Dataset records →
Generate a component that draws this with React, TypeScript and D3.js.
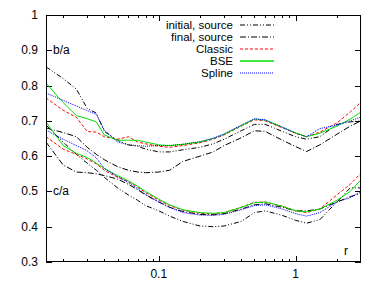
import React from "react";
import * as d3 from "d3";

const width = 382;
const height = 287;
const margin = { left: 46, right: 21, top: 15, bottom: 25 };

// radius samples (log axis)
const rValues = [0.015, 0.02, 0.025, 0.03, 0.035, 0.04, 0.05, 0.06, 0.07, 0.08, 0.1, 0.12, 0.15, 0.2, 0.25, 0.3, 0.4, 0.5, 0.6, 0.8, 1.0, 1.2, 1.5, 2.0, 2.5, 3.0];

// b/a
const baInitial = [0.853, 0.82, 0.79, 0.735, 0.722, 0.67, 0.645, 0.632, 0.628, 0.62, 0.612, 0.612, 0.618, 0.625, 0.635, 0.648, 0.672, 0.69, 0.69, 0.67, 0.655, 0.648, 0.655, 0.69, 0.697, 0.7];
const baFinal = [0.68, 0.667, 0.655, 0.625, 0.605, 0.59, 0.57, 0.56, 0.555, 0.553, 0.555, 0.56, 0.585, 0.6, 0.612, 0.63, 0.652, 0.672, 0.67, 0.645, 0.627, 0.613, 0.632, 0.662, 0.685, 0.7];
const baClassic = [0.765, 0.73, 0.71, 0.67, 0.668, 0.655, 0.648, 0.655, 0.64, 0.635, 0.628, 0.625, 0.63, 0.638, 0.648, 0.66, 0.685, 0.703, 0.7, 0.68, 0.665, 0.655, 0.668, 0.694, 0.725, 0.753];
const baBSE = [0.807, 0.752, 0.715, 0.706, 0.697, 0.66, 0.645, 0.645, 0.645, 0.64, 0.632, 0.63, 0.633, 0.64, 0.65, 0.662, 0.686, 0.705, 0.702, 0.682, 0.666, 0.655, 0.665, 0.685, 0.705, 0.725];
const baSpline = [0.779, 0.758, 0.742, 0.729, 0.718, 0.674, 0.64, 0.632, 0.63, 0.628, 0.63, 0.63, 0.634, 0.641, 0.651, 0.663, 0.688, 0.706, 0.703, 0.682, 0.665, 0.655, 0.678, 0.688, 0.7, 0.711];

// c/a
const caInitial = [0.688, 0.64, 0.605, 0.58, 0.56, 0.54, 0.51, 0.49, 0.475, 0.46, 0.445, 0.43, 0.415, 0.402, 0.4, 0.402, 0.415, 0.44, 0.445, 0.432, 0.418, 0.41, 0.42, 0.47, 0.51, 0.51];
const caFinal = [0.64, 0.575, 0.555, 0.553, 0.55, 0.545, 0.535, 0.52, 0.505, 0.49, 0.47, 0.455, 0.443, 0.435, 0.434, 0.437, 0.45, 0.462, 0.465, 0.455, 0.445, 0.445, 0.45, 0.47, 0.485, 0.495];
const caClassic = [0.655, 0.62, 0.605, 0.592, 0.578, 0.56, 0.54, 0.528, 0.512, 0.497, 0.475, 0.46, 0.447, 0.438, 0.436, 0.44, 0.455, 0.469, 0.47, 0.458, 0.445, 0.44, 0.45, 0.49, 0.52, 0.552];
const caBSE = [0.697, 0.63, 0.608, 0.596, 0.58, 0.565, 0.545, 0.53, 0.515, 0.5, 0.478, 0.462, 0.448, 0.44, 0.438, 0.44, 0.455, 0.468, 0.47, 0.458, 0.445, 0.442, 0.45, 0.475, 0.5, 0.533];
const caSpline = [0.674, 0.648, 0.63, 0.615, 0.595, 0.565, 0.542, 0.525, 0.508, 0.492, 0.47, 0.455, 0.44, 0.433, 0.432, 0.435, 0.448, 0.46, 0.462, 0.45, 0.437, 0.43, 0.44, 0.47, 0.482, 0.5];

const legendLabels = ["initial, source", "final, source", "Classic", "BSE", "Spline"];
const yTicks = [0.3, 0.4, 0.5, 0.6, 0.7, 0.8, 0.9, 1];
const xMajor = [0.1, 1];
const xMinor = [0.02, 0.03, 0.04, 0.05, 0.06, 0.07, 0.08, 0.09, 0.2, 0.3, 0.4, 0.5, 0.6, 0.7, 0.8, 0.9, 2];

const styles = [
  { stroke: "#000", dash: "5,2,1,2,1,2" },
  { stroke: "#000", dash: "6,2,1,2" },
  { stroke: "#ff0000", dash: "3,2" },
  { stroke: "#00e000", dash: "" },
  { stroke: "#0000ff", dash: "1,1" },
];

const App = () => {
  const x = d3.scaleLog().domain([0.015, 3]).range([margin.left, width - margin.right]);
  const y = d3.scaleLinear().domain([0.3, 1]).range([height - margin.bottom, margin.top]);
  const line = d3
    .line<number>()
    .x((d, i) => x(rValues[i]))
    .y((d) => y(d));

  const groups = [
    [baInitial, baFinal, baClassic, baBSE, baSpline],
    [caInitial, caFinal, caClassic, caBSE, caSpline],
  ];
  const x0 = margin.left;
  const x1 = width - margin.right;
  const y0 = margin.top;
  const y1 = height - margin.bottom;
  const font = "Liberation Sans, Arial, sans-serif";

  return (
    <svg
      width={width}
      height={height}
      style={{ position: "absolute", left: 0, top: 0, background: "#fff" }}
      fontFamily={font}
      fontSize={12}
    >
      <rect width={width} height={height} fill="#fff" />
      {yTicks.map((t) => (
        <g key={"y" + t}>
          <line x1={x0} x2={x0 + 6} y1={Math.round(y(t)) + 0.5} y2={Math.round(y(t)) + 0.5} stroke="#000" />
          <line x1={x1} x2={x1 - 6} y1={Math.round(y(t)) + 0.5} y2={Math.round(y(t)) + 0.5} stroke="#000" />
          <text x={38} y={y(t) + 4} textAnchor="end">
            {d3.format("")(t)}
          </text>
        </g>
      ))}
      {xMajor.map((t) => (
        <g key={"x" + t}>
          <line x1={Math.round(x(t)) + 0.5} x2={Math.round(x(t)) + 0.5} y1={y1} y2={y1 - 6} stroke="#000" />
          <line x1={Math.round(x(t)) + 0.5} x2={Math.round(x(t)) + 0.5} y1={y0} y2={y0 + 6} stroke="#000" />
          <text x={x(t)} y={278} textAnchor="middle">
            {String(t)}
          </text>
        </g>
      ))}
      {xMinor.map((t) => (
        <g key={"m" + t}>
          <line x1={Math.round(x(t)) + 0.5} x2={Math.round(x(t)) + 0.5} y1={y1} y2={y1 - 3} stroke="#000" />
          <line x1={Math.round(x(t)) + 0.5} x2={Math.round(x(t)) + 0.5} y1={y0} y2={y0 + 3} stroke="#000" />
        </g>
      ))}
      <text x={53} y={y(0.9) + 4}>b/a</text>
      <text x={53} y={y(0.5) + 4}>c/a</text>
      <text x={344} y={255}>r</text>
      {groups.map((series, gi) =>
        series.map((vals, si) => (
          <path
            key={gi + "-" + si}
            d={line(vals) || ""}
            fill="none"
            stroke={styles[si].stroke}
            strokeWidth={1}
            strokeDasharray={styles[si].dash}
          />
        ))
      )}
      {legendLabels.map((label, i) => {
        const ly = 25 + i * 12;
        return (
          <g key={label}>
            <text x={233} y={ly + 4} textAnchor="end" fontSize={11.5}>
              {label}
            </text>
            <line
              x1={240}
              x2={274}
              y1={ly}
              y2={ly}
              stroke={styles[i].stroke}
              strokeDasharray={styles[i].dash}
              strokeWidth={i === 3 ? 1.5 : 1}
            />
          </g>
        );
      })}
      <rect x={x0 + 0.5} y={y0 + 0.5} width={x1 - x0 - 1} height={y1 - y0 - 1} fill="none" stroke="#000" />
    </svg>
  );
};

export default App;
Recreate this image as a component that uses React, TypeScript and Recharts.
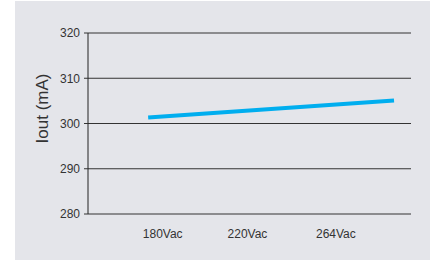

Given exercise → Locate all lines in the listing above with the word "this". Copy them.

Right answer →
Generate a component that draws this with React, TypeScript and D3.js.
Recreate this image as a component that uses React, TypeScript and Recharts.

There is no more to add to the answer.